How do you see the fees finalizing? Will there still be a significant cost reduction for in person transactions once the industry has matured a bit more? (equivalent of CC transactions in terms of ease of use).
Either way, this is a cool idea, best of luck to you.
Some of those things are worth paying for. The revolutionary thing about Bitcoin (from a financial systems perspective) is that those things are optional. If I don't want or need instant confirms, I don't have to use them.
Another important thing to note is that you're likely a member of a very privileged class, by virtue of being on HN. You likely have a bank account and a credit card. Not everyone is so lucky, and Bitcoin serves many of the same needs you fulfill with the traditional financial system.
Then you have remittance. Imagine you are a Somali immigrant living in Michigan, and you'd like to send money to your brother in Xamar. How do you do that? It's legal, but to my knowledge no US Bank operates in the region. Bitcoin world's as easily to your brother as it does to anyone else.
> Some of those things are worth paying for. The revolutionary thing about Bitcoin (from a financial systems perspective) is that those things are optional. If I don't want or need instant confirms, I don't have to use them.

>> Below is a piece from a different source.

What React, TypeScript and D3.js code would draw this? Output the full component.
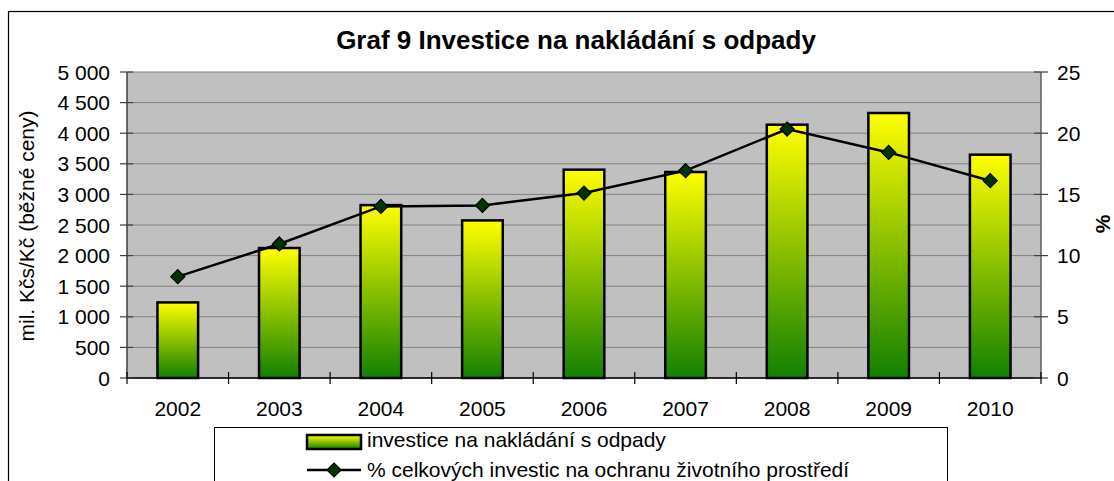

Sorry, I think you missed the point of my question. For the use case I'm talking about, which is PoS, I don't see how those things are optional at all.
I wouldn't consider pos a very good usecase for bitcoin in general.
Credit cards are specifically designed for a consumer environment, and even if bitcoin continues towards the moon, I don't predict physical paper currency is going anywhere anytime soon.
Being able to buy a burrito with internet money is pretty cool, but I think of bitcoin as more of a useful network of human trust/power, than a consumerism enabler.
Bitcoin users are an even more privileged class of the already privileged population. They have regular access to a private computer, and robust internet access. That is not the case for most people in the world.
Lots of people in developing countries have access to cheap Android smart phones but no computer these days. Fortunately that's all you need to use Bitcoin.
Only with a thin client, defeating the purpose of Bitcoin. The Blockchain is currently over 18 GB, more storage than any cheap phone I've ever seen, and takes days to download.
Even Satoshi said it is likely most people will use lightweight clients. Even the original paper describes how to make a lightweight wallet that don't need the full history.
I think fees will get cheaper as times goes by and the bitcoin network and market matures but it is very hard to say right now with the current transaction size limitations.
Bitcoin is still in early development and very niche, so far the incentives have been working well enough but once the block rewards halves is yet to be seen if fees will be competitive enough and whether the price for them will go up. We also have to hope that the block size and the network capacity can grow fast enough to support its own weight.
In general I think that as more players come in the industry the fees of exchanges, atms, debit cards etc will decrease.
I wish some core developer could also contribute to answer your question and provide more insight than i can offer.
If the wild success of M-Pesa is any indication, then the traditional finance industry will reach the next billion consumers well before an obscure technology like Bitcoin will.
Given that M-PESA is run by a telephone company, is it the traditional financial industry or not? It can be argued both ways. SafariCom effectively runs a bank, but it is nonetheless primarily a technology company.
How do you see the fees finalizing? Will there still be a significant cost reduction for in person transactions once the industry has matured a bit more? (equivalent of CC transactions in terms of ease of use).
Either way, this is a cool idea, best of luck to you.